H. Grady Spruce High School, W. W. Samuell High School, and Seagoville High School serve portions of the DISD area of Balch Springs.

===Private schools===
Balch Springs Christian Academy is a private school within the city limits that serves students from kindergarten to 12th grade, and uses the A Beka curriculum. It is a subsidiary of Seagoville Road Baptist Church, which was established in 1974. Ten members of the school and church died in a flood in central Texas in 1987.

===Colleges and universities===
Dallas County residents are zoned to Dallas College (formerly Dallas County Community College or DCCCD).

==Public safety==
Balch Springs Fire Department serves the city with one fire station, which runs one ladder truck, two engines, one fire chief, and three battalion chiefs. The department has a minimum manning of eight firefighters on shift 24/7. All firefighters are certified as EMTs or paramedics.

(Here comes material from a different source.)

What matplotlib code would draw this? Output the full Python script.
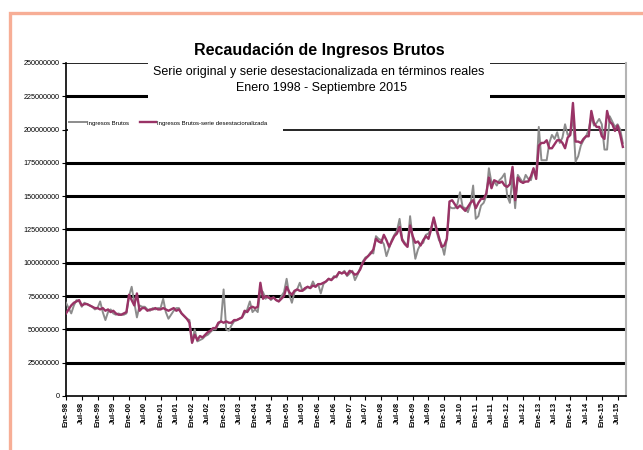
import matplotlib
matplotlib.use("Agg")
import matplotlib.pyplot as plt
from matplotlib.patches import Rectangle
import numpy as np

plt.rcParams['font.family'] = ['Liberation Sans', 'DejaVu Sans']

# Monthly values in millions, Ene-1998 .. Sep-2015
ingresos_brutos = [
    70, 66, 62, 68, 72, 71, 67, 70, 69, 68, 67, 65,      # 1998
    66, 71, 63, 57, 63, 65, 62, 61, 62, 61, 61, 62,      # 1999
    75, 82, 70, 59, 68, 67, 67, 65, 64, 66, 65, 66,      # 2000
    66, 73, 63, 58, 61, 64, 66, 66, 62, 60, 58, 57,      # 2001
    40, 50, 41, 42, 43, 45, 46, 48, 50, 50, 54, 56,      # 2002
    80, 50, 49, 53, 56, 57, 58, 59, 62, 65, 71, 63,      # 2003
    65, 63, 80, 78, 73, 75, 72, 74, 72, 71, 75, 78,      # 2004
    88, 76, 70, 78, 80, 85, 79, 80, 82, 81, 86, 82,      # 2005
    84, 77, 84, 86, 88, 87, 90, 89, 93, 92, 94, 90,      # 2006
    92, 94, 87, 91, 96, 101, 104, 105, 108, 107, 120, 118,   # 2007
    117, 114, 105, 111, 117, 121, 124, 133, 118, 115, 112, 135,  # 2008
    118, 103, 110, 114, 115, 121, 122, 126, 133, 124, 117, 114,  # 2009
    106, 118, 142, 141, 141, 144, 153, 142, 141, 138, 144, 158,  # 2010
    133, 135, 143, 145, 150, 171, 160, 161, 158, 162, 164, 167,  # 2011
    150, 145, 165, 141, 166, 163, 160, 166, 163, 162, 170, 165,  # 2012
    202, 177, 177, 177, 190, 196, 193, 198, 190, 194, 204, 196,  # 2013
    197, 210, 176, 180, 188, 192, 195, 200, 210, 203, 205, 208,  # 2014
    204, 185, 185, 210, 206, 202, 204, 200, 190,                 # 2015
]

ingresos_desest = [
    62, 65, 68, 70, 71, 72, 68, 69, 69, 68, 67, 66,      # 1998
    66, 65, 66, 64, 65, 63, 64, 62, 61, 61, 62, 63,      # 1999
    76, 72, 68, 77, 64, 66, 66, 64, 65, 65, 66, 65,      # 2000
    65, 66, 65, 64, 65, 66, 64, 65, 62, 60, 58, 55,      # 2001
    40, 46, 42, 45, 44, 46, 48, 49, 51, 51, 55, 56,      # 2002
    55, 56, 55, 55, 57, 57, 58, 59, 64, 63, 66, 67,      # 2003
    66, 67, 85, 73, 75, 74, 73, 74, 72, 71, 73, 75,      # 2004
    82, 78, 76, 79, 80, 79, 79, 81, 82, 81, 83, 82,      # 2005
    84, 84, 85, 86, 88, 87, 89, 90, 93, 92, 93, 91,      # 2006
    94, 93, 91, 92, 95, 100, 103, 105, 107, 110, 118, 116,   # 2007
    115, 121, 117, 112, 116, 120, 122, 127, 117, 114, 112, 128,  # 2008
    120, 115, 116, 113, 117, 120, 118, 125, 134, 126, 119, 112,  # 2009
    113, 118, 146, 147, 144, 141, 143, 141, 139, 142, 145, 147,  # 2010
    141, 145, 148, 148, 152, 164, 156, 162, 161, 160, 161, 158,  # 2011
    157, 159, 172, 147, 164, 161, 160, 161, 161, 165, 171, 163,  # 2012
    188, 190, 190, 192, 186, 186, 189, 192, 192, 190, 186, 194,  # 2013
    196, 220, 191, 191, 190, 193, 195, 195, 214, 205, 202, 202,  # 2014
    195, 193, 214, 206, 204, 199, 203, 196, 187,                 # 2015
]

tick_labels = [
    "Ene-98", "Jul-98", "Ene-99", "Jul-99", "Ene-00", "Jul-00", "Ene-01", "Jul-01",
    "Ene-02", "Jul-02", "Ene-03", "Jul-03", "Ene-04", "Jul-04", "Ene-05", "Jul-05",
    "Ene-06", "Jul-06", "Ene-07", "Jul-07", "Ene-08", "Jul-08", "Ene-09", "Jul-09",
    "Ene-10", "Jul-10", "Ene-11", "Jul-11", "Ene-12", "Jul-12", "Ene-13", "Jul-13",
    "Ene-14", "Jul-14", "Ene-15", "Jul-15",
]

y_ticks = [0, 25000000, 50000000, 75000000, 100000000, 125000000,
           150000000, 175000000, 200000000, 225000000, 250000000]

original = np.array(ingresos_brutos) * 1e6
desest = np.array(ingresos_desest) * 1e6
months = np.arange(len(original))

fig = plt.figure(figsize=(6.43, 4.5), dpi=100)
ax = fig.add_axes([66 / 643, 54 / 450, 560 / 643, 333 / 450])

# horizontal grid lines
for v in y_ticks[1:]:
    lw = 1.2 if v in (200000000, 250000000) else 2.2
    ax.axhline(v, color="black", lw=lw, zorder=1)

ax.plot(months, original, color="#8c8c8c", lw=1.4, zorder=3, label="Ingresos Brutos")
ax.plot(months, desest, color="#993366", lw=1.7, zorder=3,
        label="Ingresos Brutos-serie desestacionalizada")

ax.set_xlim(0, 213.2)
ax.set_ylim(0, 250000000)
ax.set_yticks(y_ticks)
ax.set_yticklabels([str(v) for v in y_ticks], fontsize=5.2)
ax.set_xticks(np.arange(0, len(tick_labels) * 6, 6))
ax.set_xticklabels(tick_labels, rotation=90, fontsize=5.5, fontweight="bold")
ax.tick_params(axis="both", length=3, width=0.8, pad=1.5)

ax.spines["top"].set_visible(False)
ax.spines["right"].set_color("#b4b4b4")
ax.spines["right"].set_linewidth(1.5)
ax.spines["left"].set_linewidth(1.2)
ax.spines["bottom"].set_linewidth(1.2)

# white patch under the legend
ax.add_patch(Rectangle((0.004, 0.795), 0.383, 0.05, transform=ax.transAxes,
                       facecolor="white", edgecolor="none", zorder=4))
leg = ax.legend(loc="center left", bbox_to_anchor=(-0.004, 0.82), ncol=2,
                frameon=False, fontsize=4.3, handlelength=2.8, handletextpad=0.15,
                columnspacing=1.8)
leg.set_zorder(5)

# white box behind the titles
fig.patches.append(Rectangle((148 / 643, (450 - 99) / 450), 342 / 643, 64 / 450,
                             transform=fig.transFigure, facecolor="white",
                             edgecolor="none", zorder=1))

fig.text(0.497, (450 - 50) / 450, "Recaudación de Ingresos Brutos", ha="center",
         va="center", fontsize=11.5, fontweight="bold")
fig.text(0.495, (450 - 72) / 450, "Serie original y serie desestacionalizada en términos reales",
         ha="center", va="center", fontsize=9)
fig.text(0.5, (450 - 88) / 450, "Enero 1998 - Septiembre 2015", ha="center",
         va="center", fontsize=9)

# salmon outer frame
fig.patches.append(Rectangle((10 / 643, -0.05), 1.0, (450 - 13) / 450 + 0.05,
                             transform=fig.transFigure, fill=False,
                             edgecolor="#f7ae96", lw=2.4, zorder=0))

fig.savefig("out.png", dpi=100)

Balch Springs has 30 professional firefighters, one chief, and an inspector. The Balch Springs Fire Department is a civil-service department. The department responds and manages all fire and emergent health calls.

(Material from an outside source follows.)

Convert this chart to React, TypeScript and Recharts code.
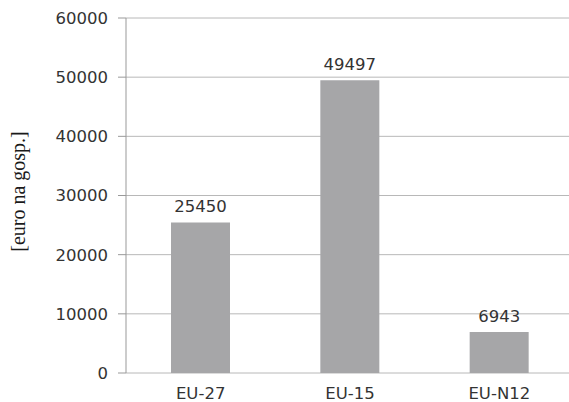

The city maintains a police department.

==Library==
The Balch Springs Library-Learning Center is located at 12450 Elam Road in Balch Springs. The library, which has over 26,000 items, including over 25,000 books and over 1,000 audio and visual items, opened in April 2006.

==Healthcare==
Dallas ISD and Parkland Balch Springs Youth and Family Health Center is on a site next to the Balch Springs Middle School building, on the school property. It serves disadvantaged children who do not have primary care physicians. Previously, the center was known as the Spruce Youth and Family Health Center and was housed on the grounds of H. Grady Spruce High School in Dallas. On June 3, 2013, it moved to its current location.